DATA PROVIDED

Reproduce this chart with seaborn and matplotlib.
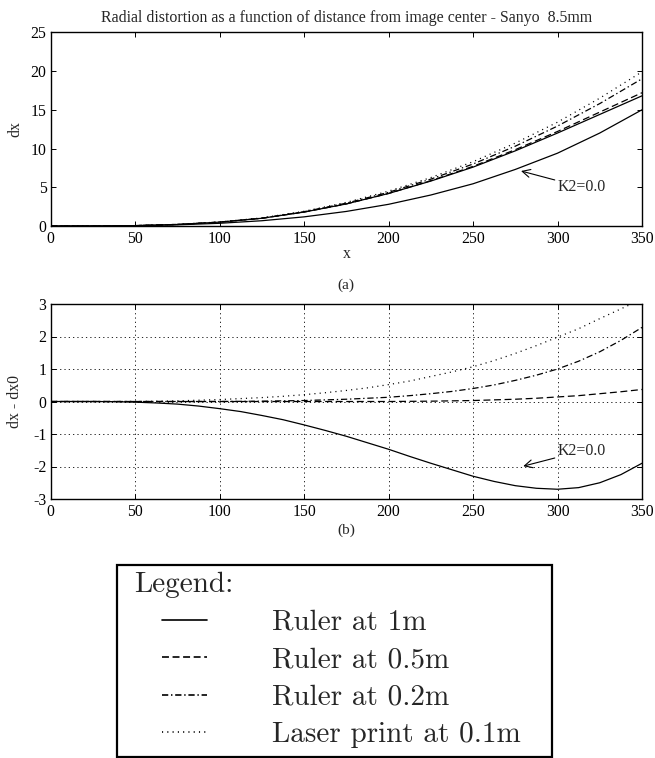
import matplotlib
matplotlib.use("Agg")
import matplotlib.pyplot as plt
import seaborn as sns
from matplotlib.patches import Rectangle
from matplotlib.lines import Line2D
from matplotlib.legend_handler import HandlerLine2D

# ---------------- data ----------------
# panel (a): dx
x_a = [0, 25, 50, 75, 100, 125, 150, 175, 200, 225, 250, 275, 300, 325, 350]
dx_k2_zero   = [0, 0.005, 0.04, 0.15, 0.35, 0.68, 1.18, 1.88, 2.80, 4.00, 5.45, 7.30, 9.40, 12.0, 15.0]
dx_ruler_1m  = [0, 0.005, 0.05, 0.20, 0.50, 1.00, 1.80, 2.85, 4.20, 5.80, 7.60, 9.70, 12.0, 14.4, 16.8]
dx_ruler_05m = [0, 0.005, 0.05, 0.20, 0.50, 1.00, 1.80, 2.85, 4.20, 5.85, 7.70, 9.85, 12.2, 14.7, 17.2]
dx_ruler_02m = [0, 0.005, 0.05, 0.20, 0.50, 1.00, 1.85, 2.95, 4.35, 6.05, 8.00, 10.3, 12.9, 15.8, 19.0]
dx_laser_01m = [0, 0.005, 0.05, 0.20, 0.52, 1.05, 1.90, 3.05, 4.50, 6.25, 8.30, 10.7, 13.4, 16.5, 19.9]

# panel (b): dx - dx0
x_b = [0, 12.5, 25, 37.5, 50, 62.5, 75, 87.5, 100, 112.5, 125, 137.5, 150, 162.5, 175,
       187.5, 200, 212.5, 225, 237.5, 250, 262.5, 275, 287.5, 300, 312.5, 325, 337.5, 350]
dd_ruler_1m  = [0, 0, 0, -0.005, -0.02, -0.045, -0.08, -0.14, -0.22, -0.31, -0.43, -0.56, -0.72, -0.89, -1.07,
                -1.27, -1.47, -1.69, -1.90, -2.10, -2.30, -2.46, -2.59, -2.67, -2.70, -2.65, -2.50, -2.25, -1.90]
dd_ruler_05m = [0, 0, 0, 0, 0, 0, 0, 0, 0, 0, 0, 0, 0, 0, 0,
                0, 0, 0.005, 0.01, 0.02, 0.03, 0.05, 0.07, 0.10, 0.14, 0.18, 0.24, 0.30, 0.37]
dd_ruler_02m = [0, 0, 0, 0, 0, 0, 0, 0, 0, 0.005, 0.01, 0.02, 0.03, 0.05, 0.07,
                0.10, 0.13, 0.18, 0.24, 0.31, 0.40, 0.51, 0.65, 0.81, 1.00, 1.24, 1.53, 1.88, 2.28]
dd_laser_01m = [0, 0, 0, 0, 0, 0.01, 0.02, 0.04, 0.06, 0.09, 0.12, 0.16, 0.21, 0.27, 0.34,
                0.42, 0.52, 0.63, 0.77, 0.91, 1.07, 1.26, 1.48, 1.72, 1.98, 2.24, 2.55, 2.85, 3.15]

legend_labels = ["Ruler at 1m", "Ruler at 0.5m", "Ruler at 0.2m", "Laser print at 0.1m"]
x_ticks = [0, 50, 100, 150, 200, 250, 300, 350]
y_ticks_a = [0, 5, 10, 15, 20, 25]
y_ticks_b = [-3, -2, -1, 0, 1, 2, 3]

title_text = "Radial distortion as a function of distance from image center - Sanyo  8.5mm"

# ---------------- style ----------------
sns.set_style("ticks")
plt.rcParams['font.family'] = ['Liberation Serif', 'DejaVu Serif']
plt.rcParams.update({
    'xtick.direction': 'in', 'ytick.direction': 'in',
    'xtick.top': True, 'ytick.right': True,
    'xtick.major.size': 3.6, 'ytick.major.size': 3.6,
    'xtick.major.width': 0.7, 'ytick.major.width': 0.7,
    'xtick.major.pad': 3.5, 'ytick.major.pad': 3,
    'axes.linewidth': 1.0, 'axes.edgecolor': 'black',
    'xtick.color': 'black', 'ytick.color': 'black',
    'xtick.labelsize': 11.3, 'ytick.labelsize': 11.3,
    'axes.labelsize': 11.3, 'axes.unicode_minus': False,
    'lines.scale_dashes': False,
})

LS = {
    'solid': '-',
    'dashed': (0, (5, 2.6)),
    'dashdot': (0, (4.5, 2.0, 1.0, 2.0)),
    'dotted': (0, (0.8, 3.0)),
}
LW = 0.9

W, H = 655, 758
fig = plt.figure(figsize=(W / 100, H / 100), dpi=100)
L, R = 50.7, 642.0
ax1 = fig.add_axes([L / W, 1 - 226 / H, (R - L) / W, (226 - 32.3) / H])
ax2 = fig.add_axes([L / W, 1 - 499 / H, (R - L) / W, (499 - 304) / H])

# ---------------- panel (a) ----------------
sns.lineplot(x=x_a, y=dx_k2_zero, ax=ax1, color='k', lw=LW, linestyle=LS['solid'])
series_a = [(dx_ruler_1m, 'solid'), (dx_ruler_05m, 'dashed'),
            (dx_ruler_02m, 'dashdot'), (dx_laser_01m, 'dotted')]
for (vals, st), lab in zip(series_a, legend_labels):
    sns.lineplot(x=x_a, y=vals, ax=ax1, color='k', lw=LW, linestyle=LS[st], label=lab)

ax1.set_xlim(0, 350)
ax1.set_ylim(0, 25)
ax1.set_xticks(x_ticks)
ax1.set_yticks(y_ticks_a)
ax1.set_title(title_text, fontsize=11.4, pad=7.5)
ax1.set_xlabel('x')
ax1.set_ylabel('dx')
ax1.xaxis.set_label_coords(0.5, -0.105)
ax1.yaxis.set_label_coords(-0.047, 0.5)
ax1.text(0.5, -0.305, '(a)', transform=ax1.transAxes, ha='center', va='center', fontsize=11)
ax1.annotate('K2=0.0', xy=(278.4, 7.1), xytext=(300.3, 5.0), ha='left', va='center',
             fontsize=11.4,
             arrowprops=dict(arrowstyle='->,head_length=0.5,head_width=0.25', color='k',
                             lw=0.8, shrinkA=0, shrinkB=0))

# ---------------- panel (b) ----------------
series_b = [(dd_ruler_1m, 'solid'), (dd_ruler_05m, 'dashed'),
            (dd_ruler_02m, 'dashdot'), (dd_laser_01m, 'dotted')]
for vals, st in series_b:
    sns.lineplot(x=x_b, y=vals, ax=ax2, color='k', lw=LW, linestyle=LS[st])

ax2.set_xlim(0, 350)
ax2.set_ylim(-3, 3)
ax2.set_xticks(x_ticks)
ax2.set_yticks(y_ticks_b)
ax2.grid(True, color='k', linestyle=(0, (0.9, 2.2)), lw=0.6)
ax2.set_axisbelow(True)
ax2.set_xlabel('')
ax2.set_ylabel('dx - dx0')
ax2.yaxis.set_label_coords(-0.047, 0.5)
ax2.text(0.5, -0.159, '(b)', transform=ax2.transAxes, ha='center', va='center', fontsize=11)
ax2.annotate('K2=0.0', xy=(279.7, -1.99), xytext=(300.3, -1.52), ha='left', va='center',
             fontsize=11.4,
             arrowprops=dict(arrowstyle='->,head_length=0.5,head_width=0.25', color='k',
                             lw=0.8, shrinkA=0, shrinkB=0))

# remove any automatic axes legends
for a in (ax1, ax2):
    if a.get_legend() is not None:
        a.get_legend().remove()

# ---------------- legend box ----------------
handles = [l for l in ax1.get_lines() if l.get_label() in legend_labels]
cm_font = {'family': ['cmr10', 'DejaVu Serif'], 'size': 21}
leg = fig.legend(handles, legend_labels, loc='upper left',
                 bbox_to_anchor=(134 / W, 1 - 572 / H),
                 frameon=False, borderpad=0, borderaxespad=0,
                 prop=cm_font, title='Legend:', title_fontproperties=cm_font,
                 alignment='left', handlelength=2.5, handletextpad=2.23,
                 labelspacing=0.38,
                 handler_map={Line2D: HandlerLine2D(xpad=0.96)})
for lh in leg.get_lines():
    lh.set_linewidth(1.2)
fig.add_artist(Rectangle((117 / W, 1 / H), (552 - 117) / W, (757 - 565) / H,
                         transform=fig.transFigure, fill=False, ec='k', lw=1.6))

fig.savefig('out.png', dpi=100)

CHALLENGE
Pictures stay out. Repeat only the lines from the beginning of the data through the line that has "13.4, 16.5, 19.9]".

RESULT OF THIS EXERCISE
Reproduce this chart with seaborn and matplotlib.
import matplotlib
matplotlib.use("Agg")
import matplotlib.pyplot as plt
import seaborn as sns
from matplotlib.patches import Rectangle
from matplotlib.lines import Line2D
from matplotlib.legend_handler import HandlerLine2D

# ---------------- data ----------------
# panel (a): dx
x_a = [0, 25, 50, 75, 100, 125, 150, 175, 200, 225, 250, 275, 300, 325, 350]
dx_k2_zero   = [0, 0.005, 0.04, 0.15, 0.35, 0.68, 1.18, 1.88, 2.80, 4.00, 5.45, 7.30, 9.40, 12.0, 15.0]
dx_ruler_1m  = [0, 0.005, 0.05, 0.20, 0.50, 1.00, 1.80, 2.85, 4.20, 5.80, 7.60, 9.70, 12.0, 14.4, 16.8]
dx_ruler_05m = [0, 0.005, 0.05, 0.20, 0.50, 1.00, 1.80, 2.85, 4.20, 5.85, 7.70, 9.85, 12.2, 14.7, 17.2]
dx_ruler_02m = [0, 0.005, 0.05, 0.20, 0.50, 1.00, 1.85, 2.95, 4.35, 6.05, 8.00, 10.3, 12.9, 15.8, 19.0]
dx_laser_01m = [0, 0.005, 0.05, 0.20, 0.52, 1.05, 1.90, 3.05, 4.50, 6.25, 8.30, 10.7, 13.4, 16.5, 19.9]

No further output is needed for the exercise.